The contractor said its company provided vital employment to dozens of vulnerable people, including single parents, people with chronic illnesses, and families already struggling with debt.
“Many of them have insurance to pay, loans, rent and other bills and even mortgages,” the letter stated. “They work hard in order to provide for their families.”
The company also argued that CEPEP’s termination letter failed to offer payment in lieu of notice and cited unfair contract terms that heavily favoured the state agency.
CEPEP’s lawyers pushed back hard, questioning why the contractor’s agreement, which was initially set to expire in November 2026, was suddenly extended to 2029, just five days before the 2025 General Election. They claimed there were no records of board approval, no public tendering, and no legal justification for the extension.
“The failure to follow the correct procedure has given rise to reasonable grounds for suspicion that there may have been some form of illegal political corruption, nepotism and favouritism,” Ramlogan wrote.
The company also pointed to public comments from key PNM figures and alleged that a group of party-aligned attorneys had coordinated the claim.
“Frontline legal spokesmen for the Opposition People’s National Movement made this a major public issue,” CEPEP wrote, describing the filing as part of a broader campaign to attack the Government and the Minister of Public Utilities.
CEPEP said it had paid the contractor over $7 million over the past seven years and stressed that the CEPEP programme was intended as a temporary start-up for small businesses, not a long-term funding mechanism.
Had the case proceeded, CEPEP claims it would have exposed “flagrant breaches” of the company’s policies and potentially national laws. The agency said it reserves the right to raise the matter with the relevant authorities.
Now it plans to seek legal costs and wants to know whether other contractors intend to bring similar “test cases”.
“It was clearly an abuse of the court’s process and an illegitimate invocation of the court’s jurisdiction for the dubious purpose of providing perceived legal political ammunition.”
At a meeting last night at the People’s National Movement office in Chaguanas, former Local Government minister Faris-Al-Rawi dismissed claims that the matter had collapsed as “fake news”.

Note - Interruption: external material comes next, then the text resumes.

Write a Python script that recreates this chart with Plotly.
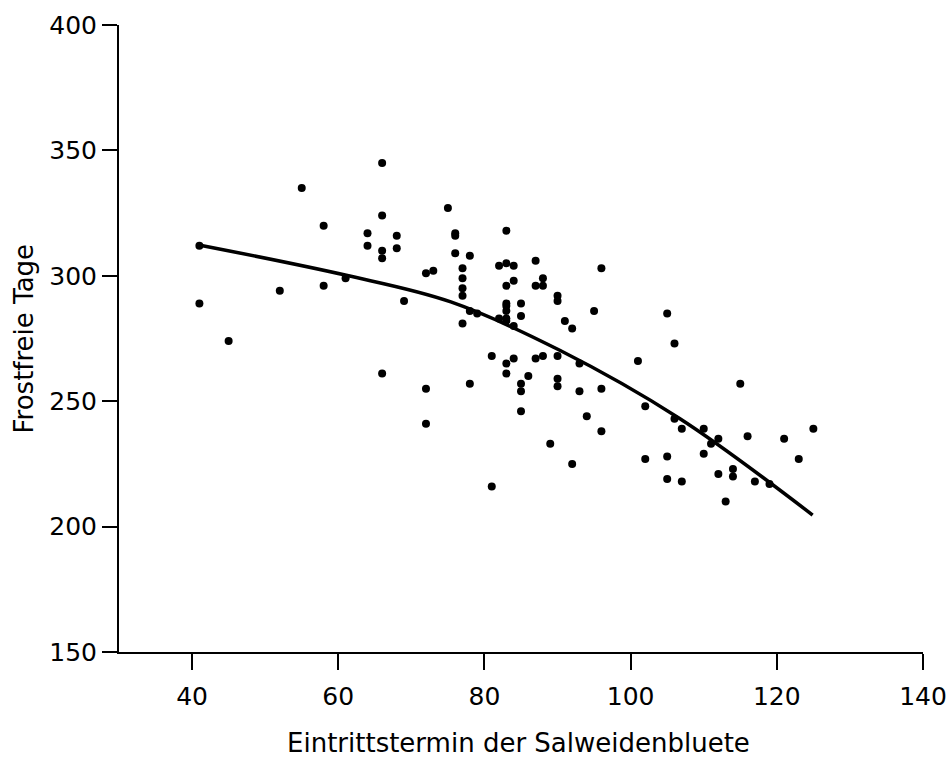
import plotly.graph_objects as go

pts_x = [55, 58, 64, 64, 41, 52, 58, 61, 41, 45,
         66, 66, 66, 66, 68, 68, 75, 76, 76, 76,
         78, 72, 73, 77, 77, 77, 77, 77, 69, 78,
         79, 66, 72, 72, 78, 81, 81, 83, 82, 83,
         84, 84, 83, 83, 83, 83, 85, 85, 82, 83,
         83, 84, 87, 88, 87, 88, 90, 90, 96, 95,
         91, 92, 83, 84, 83, 87, 88, 90, 93, 86,
         85, 85, 90, 90, 93, 96, 85, 94, 96, 89,
         92, 105, 106, 101, 102, 106, 107, 110, 112, 111,
         110, 116, 115, 121, 125, 123, 102, 105, 105, 107,
         112, 114, 114, 117, 119, 113]
pts_y = [335, 320, 317, 312, 312, 294, 296, 299, 289, 274,
         345, 324, 310, 307, 316, 311, 327, 317, 316, 309,
         308, 301, 302, 303, 299, 295, 292, 281, 290, 286,
         285, 261, 255, 241, 257, 216, 268, 318, 304, 305,
         304, 298, 296, 289, 288, 286, 289, 284, 283, 283,
         282, 280, 306, 299, 296, 296, 292, 290, 303, 286,
         282, 279, 265, 267, 261, 267, 268, 268, 265, 260,
         257, 254, 259, 256, 254, 255, 246, 244, 238, 233,
         225, 285, 273, 266, 248, 243, 239, 239, 235, 233,
         229, 236, 257, 235, 239, 227, 227, 228, 219, 218,
         221, 223, 220, 218, 217, 210]

# Fitted curve
curve_x = [41.1, 61.1, 75.4, 90.3, 106.7, 124.9]
curve_y = [312.2, 300.2, 289.6, 270.3, 243.1, 204.6]

x_ticks = [40, 60, 80, 100, 120, 140]
y_ticks = [150, 200, 250, 300, 350, 400]

FONT = "DejaVu Sans"

fig = go.Figure()
fig.add_trace(go.Scatter(x=curve_x, y=curve_y, mode="lines",
                         line=dict(color="black", width=3.5, shape="spline", smoothing=1.0),
                         hoverinfo="skip", showlegend=False))
fig.add_trace(go.Scatter(x=pts_x, y=pts_y, mode="markers",
                         marker=dict(color="black", size=8),
                         showlegend=False))

fig.update_layout(
    width=951, height=760,
    paper_bgcolor="white", plot_bgcolor="white",
    margin=dict(l=119, r=28, t=25, b=108),
    font=dict(family=FONT, color="black"),
    xaxis=dict(range=[30, 140], tickvals=x_ticks, ticktext=[str(v) for v in x_ticks],
               automargin=False, ticklabeloverflow="allow",
               showgrid=False, zeroline=False, showline=True, linecolor="black", linewidth=2,
               ticks="outside", ticklen=16, tickwidth=2, tickcolor="black",
               tickfont=dict(size=25, family=FONT), ticklabelstandoff=5),
    yaxis=dict(range=[150, 400], tickvals=y_ticks, ticktext=[str(v) for v in y_ticks],
               automargin=False, ticklabeloverflow="allow",
               showgrid=False, zeroline=False, showline=True, linecolor="black", linewidth=2,
               ticks="outside", ticklen=15, tickwidth=2, tickcolor="black",
               tickfont=dict(size=25, family=FONT), ticklabelstandoff=0),
    annotations=[
        dict(text="Eintrittstermin der Salweidenbluete", xref="paper", yref="paper",
             x=0.497, y=0, xanchor="center", yanchor="middle", yshift=-91,
             showarrow=False, font=dict(size=26, family=FONT)),
        dict(text="Frostfreie Tage", xref="paper", yref="paper",
             x=0, y=0.5, xanchor="center", yanchor="middle", xshift=-96,
             textangle=-90, showarrow=False, font=dict(size=26, family=FONT)),
    ],
)

fig.write_html("out.html", config={"displayModeBar": False},
               post_script="document.body.style.margin='0';document.body.style.overflow='hidden';")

He explained, “It turns out that many companies working in CEPEP were, in fact, the victims of an exercise to delist and deregister companies at the companies registry. And it turns out that the claimant, one of the contractors in one of the claims, found himself, without his knowledge, in that situation. Easy fix, you withdraw, you bring a new one because they have 336 contractors. Very simple fix.”
Guardian Media reached out to Lalla yesterday but did not receive a comment.